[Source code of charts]
.....

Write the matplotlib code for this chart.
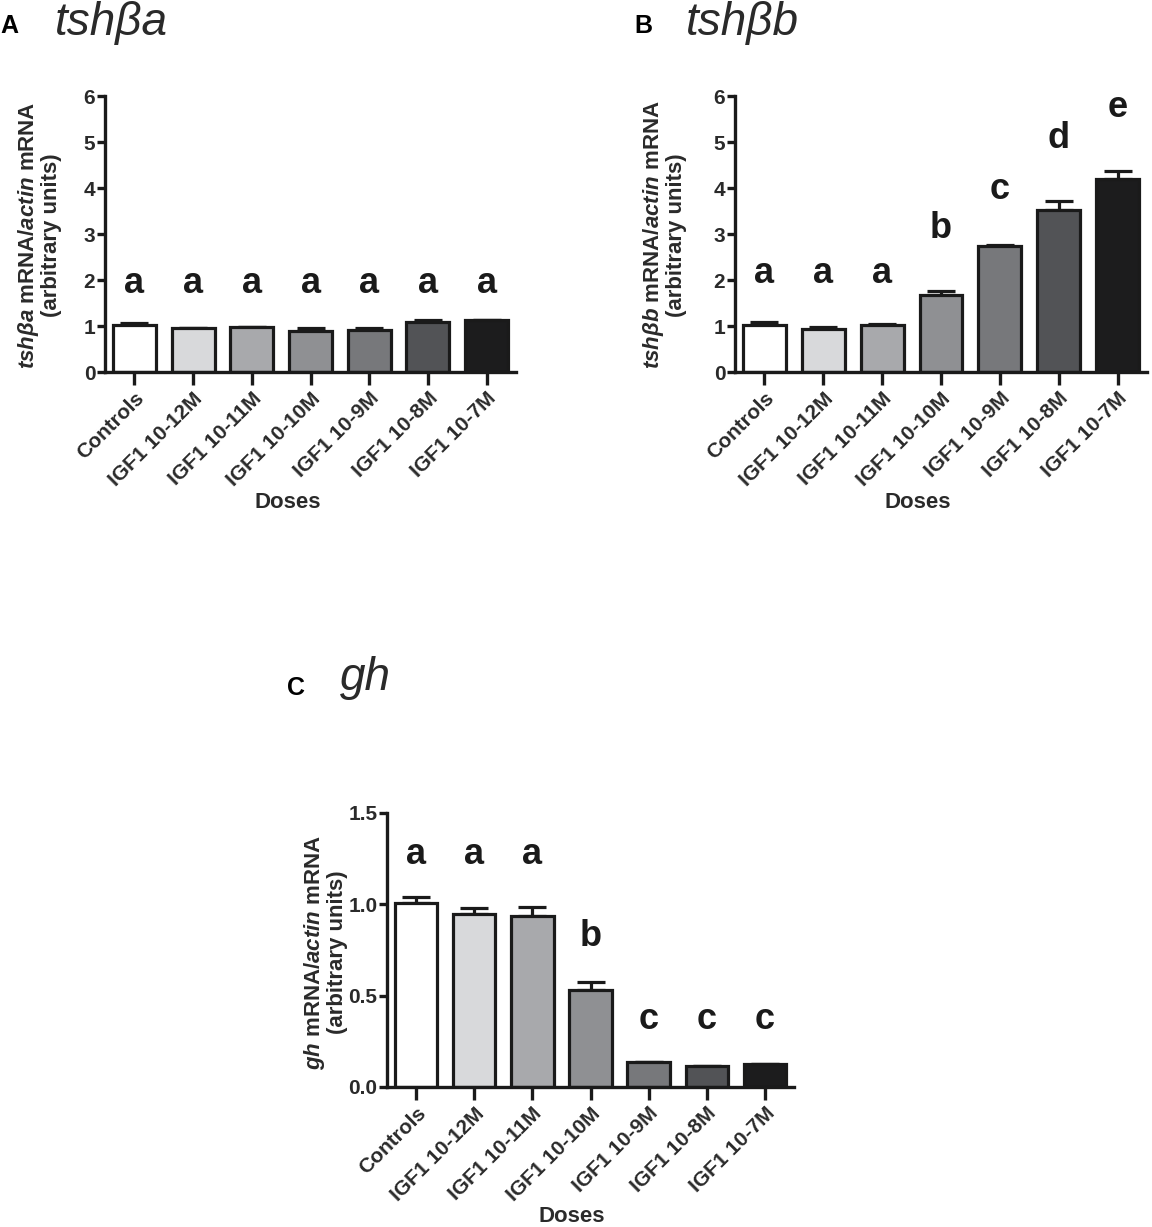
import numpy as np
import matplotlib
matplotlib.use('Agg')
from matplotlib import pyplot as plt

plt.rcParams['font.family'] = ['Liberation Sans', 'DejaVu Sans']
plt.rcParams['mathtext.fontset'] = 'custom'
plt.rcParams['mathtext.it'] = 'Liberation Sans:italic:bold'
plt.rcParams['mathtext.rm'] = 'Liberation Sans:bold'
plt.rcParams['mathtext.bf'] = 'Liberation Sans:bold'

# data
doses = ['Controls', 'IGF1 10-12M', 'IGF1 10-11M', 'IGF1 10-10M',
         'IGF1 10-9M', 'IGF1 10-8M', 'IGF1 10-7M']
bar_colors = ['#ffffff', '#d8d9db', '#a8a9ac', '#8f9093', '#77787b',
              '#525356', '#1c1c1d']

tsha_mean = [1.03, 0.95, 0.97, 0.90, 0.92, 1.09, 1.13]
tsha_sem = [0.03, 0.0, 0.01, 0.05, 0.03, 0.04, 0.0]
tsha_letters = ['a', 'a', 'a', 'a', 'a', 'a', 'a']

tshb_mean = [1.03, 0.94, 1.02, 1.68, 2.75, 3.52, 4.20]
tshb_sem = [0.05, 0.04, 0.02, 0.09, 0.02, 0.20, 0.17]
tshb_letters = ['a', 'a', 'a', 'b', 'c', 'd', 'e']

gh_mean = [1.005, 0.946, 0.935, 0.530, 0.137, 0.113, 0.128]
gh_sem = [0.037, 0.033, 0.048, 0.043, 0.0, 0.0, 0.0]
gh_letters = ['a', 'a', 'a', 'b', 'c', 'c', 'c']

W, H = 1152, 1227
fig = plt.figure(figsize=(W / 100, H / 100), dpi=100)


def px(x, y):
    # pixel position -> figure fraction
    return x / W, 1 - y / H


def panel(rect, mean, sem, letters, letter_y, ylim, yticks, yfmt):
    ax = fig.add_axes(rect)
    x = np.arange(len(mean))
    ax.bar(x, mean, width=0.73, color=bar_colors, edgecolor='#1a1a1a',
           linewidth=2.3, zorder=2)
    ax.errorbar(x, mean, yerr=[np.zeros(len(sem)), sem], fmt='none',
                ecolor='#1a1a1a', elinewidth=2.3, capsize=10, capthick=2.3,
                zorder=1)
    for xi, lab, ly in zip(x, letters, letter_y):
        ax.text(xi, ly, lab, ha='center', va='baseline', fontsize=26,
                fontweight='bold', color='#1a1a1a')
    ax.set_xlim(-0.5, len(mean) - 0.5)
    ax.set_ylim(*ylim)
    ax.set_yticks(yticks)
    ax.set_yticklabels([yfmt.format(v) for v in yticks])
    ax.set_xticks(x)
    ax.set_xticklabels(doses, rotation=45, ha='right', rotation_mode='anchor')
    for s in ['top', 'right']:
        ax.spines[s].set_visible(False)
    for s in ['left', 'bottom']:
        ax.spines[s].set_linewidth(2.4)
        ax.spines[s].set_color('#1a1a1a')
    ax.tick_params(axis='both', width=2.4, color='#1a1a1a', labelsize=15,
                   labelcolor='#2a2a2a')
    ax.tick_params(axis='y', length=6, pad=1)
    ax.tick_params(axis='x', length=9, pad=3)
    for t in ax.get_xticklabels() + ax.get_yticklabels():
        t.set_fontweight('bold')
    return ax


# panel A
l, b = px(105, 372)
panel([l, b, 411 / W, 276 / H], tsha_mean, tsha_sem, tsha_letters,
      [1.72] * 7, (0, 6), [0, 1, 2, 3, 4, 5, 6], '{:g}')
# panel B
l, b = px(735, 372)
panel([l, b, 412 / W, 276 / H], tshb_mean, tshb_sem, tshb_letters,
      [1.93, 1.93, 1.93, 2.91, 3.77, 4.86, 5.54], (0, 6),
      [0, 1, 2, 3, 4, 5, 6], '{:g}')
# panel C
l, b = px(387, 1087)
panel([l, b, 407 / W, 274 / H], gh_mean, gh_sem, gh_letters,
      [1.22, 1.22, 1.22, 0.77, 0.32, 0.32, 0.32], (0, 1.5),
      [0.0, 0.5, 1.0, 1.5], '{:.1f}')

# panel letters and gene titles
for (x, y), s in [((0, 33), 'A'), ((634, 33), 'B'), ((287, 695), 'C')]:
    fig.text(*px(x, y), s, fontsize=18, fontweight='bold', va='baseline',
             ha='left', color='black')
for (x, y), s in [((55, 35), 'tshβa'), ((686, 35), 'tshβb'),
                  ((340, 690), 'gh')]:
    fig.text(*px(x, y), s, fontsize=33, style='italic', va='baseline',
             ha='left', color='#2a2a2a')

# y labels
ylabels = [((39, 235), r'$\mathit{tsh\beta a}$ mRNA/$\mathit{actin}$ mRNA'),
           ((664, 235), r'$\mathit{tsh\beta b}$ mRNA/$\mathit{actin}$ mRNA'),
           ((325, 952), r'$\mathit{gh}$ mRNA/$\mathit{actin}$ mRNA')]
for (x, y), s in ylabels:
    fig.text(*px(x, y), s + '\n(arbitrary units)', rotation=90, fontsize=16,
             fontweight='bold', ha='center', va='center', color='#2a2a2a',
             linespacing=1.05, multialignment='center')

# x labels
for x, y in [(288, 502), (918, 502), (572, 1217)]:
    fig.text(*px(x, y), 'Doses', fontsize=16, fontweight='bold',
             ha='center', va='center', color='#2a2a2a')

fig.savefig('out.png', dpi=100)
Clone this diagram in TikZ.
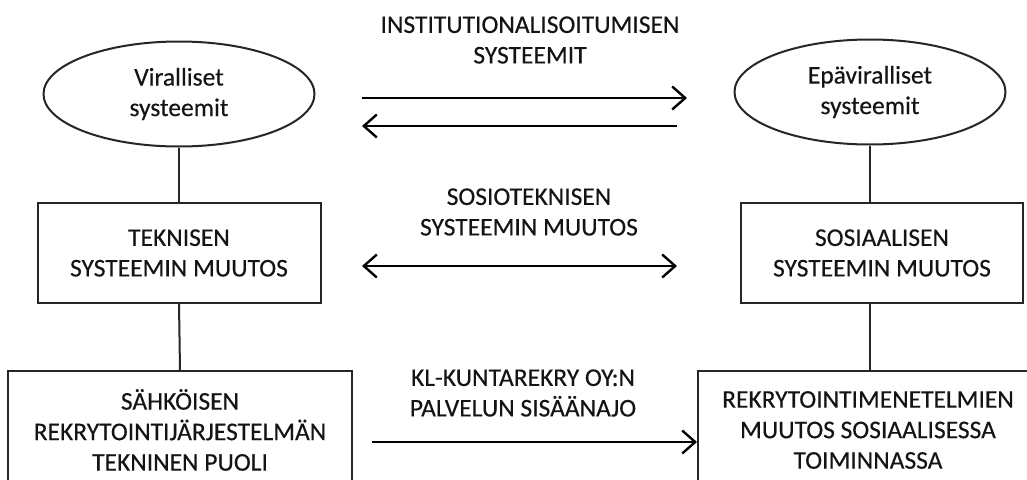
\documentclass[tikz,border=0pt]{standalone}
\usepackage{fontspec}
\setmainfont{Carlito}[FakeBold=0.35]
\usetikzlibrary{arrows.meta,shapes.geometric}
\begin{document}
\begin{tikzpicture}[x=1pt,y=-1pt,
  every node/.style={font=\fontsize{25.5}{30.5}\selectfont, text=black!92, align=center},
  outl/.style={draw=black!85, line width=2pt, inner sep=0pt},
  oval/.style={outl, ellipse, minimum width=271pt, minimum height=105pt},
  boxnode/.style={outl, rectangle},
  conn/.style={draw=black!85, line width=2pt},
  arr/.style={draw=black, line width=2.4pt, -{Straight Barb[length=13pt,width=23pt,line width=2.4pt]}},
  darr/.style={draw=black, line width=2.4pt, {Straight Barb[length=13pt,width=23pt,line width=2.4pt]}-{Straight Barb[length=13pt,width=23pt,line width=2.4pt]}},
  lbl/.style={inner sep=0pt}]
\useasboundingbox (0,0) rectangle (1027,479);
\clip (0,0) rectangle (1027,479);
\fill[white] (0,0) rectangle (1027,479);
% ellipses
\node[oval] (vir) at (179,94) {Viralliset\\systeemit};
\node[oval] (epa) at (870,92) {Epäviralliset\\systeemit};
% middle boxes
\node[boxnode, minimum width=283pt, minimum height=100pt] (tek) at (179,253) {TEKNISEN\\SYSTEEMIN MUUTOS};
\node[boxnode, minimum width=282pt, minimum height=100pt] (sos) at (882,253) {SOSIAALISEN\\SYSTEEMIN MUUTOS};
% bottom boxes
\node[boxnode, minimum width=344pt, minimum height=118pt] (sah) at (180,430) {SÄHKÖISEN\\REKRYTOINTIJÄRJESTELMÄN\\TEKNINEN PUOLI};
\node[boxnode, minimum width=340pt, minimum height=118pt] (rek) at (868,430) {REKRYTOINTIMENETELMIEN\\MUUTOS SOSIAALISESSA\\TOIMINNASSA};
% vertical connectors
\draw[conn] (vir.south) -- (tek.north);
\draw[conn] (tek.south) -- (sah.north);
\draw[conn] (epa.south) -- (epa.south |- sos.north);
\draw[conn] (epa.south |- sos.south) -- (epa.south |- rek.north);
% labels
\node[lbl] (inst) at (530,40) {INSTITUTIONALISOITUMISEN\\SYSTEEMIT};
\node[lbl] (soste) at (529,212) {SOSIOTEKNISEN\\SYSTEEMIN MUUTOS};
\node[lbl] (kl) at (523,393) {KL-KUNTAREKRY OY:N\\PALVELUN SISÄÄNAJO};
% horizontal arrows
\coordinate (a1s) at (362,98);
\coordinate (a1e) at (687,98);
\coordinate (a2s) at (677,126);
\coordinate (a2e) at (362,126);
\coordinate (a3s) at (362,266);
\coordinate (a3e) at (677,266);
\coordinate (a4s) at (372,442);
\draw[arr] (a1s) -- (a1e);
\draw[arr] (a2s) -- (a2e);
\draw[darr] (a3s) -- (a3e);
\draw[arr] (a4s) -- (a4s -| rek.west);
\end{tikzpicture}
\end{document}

.....

__Task instructions__: Track down every line of the material containing the string "this", and copy it.

__Written response__:
Write the matplotlib code for this chart.
Clone this diagram in TikZ.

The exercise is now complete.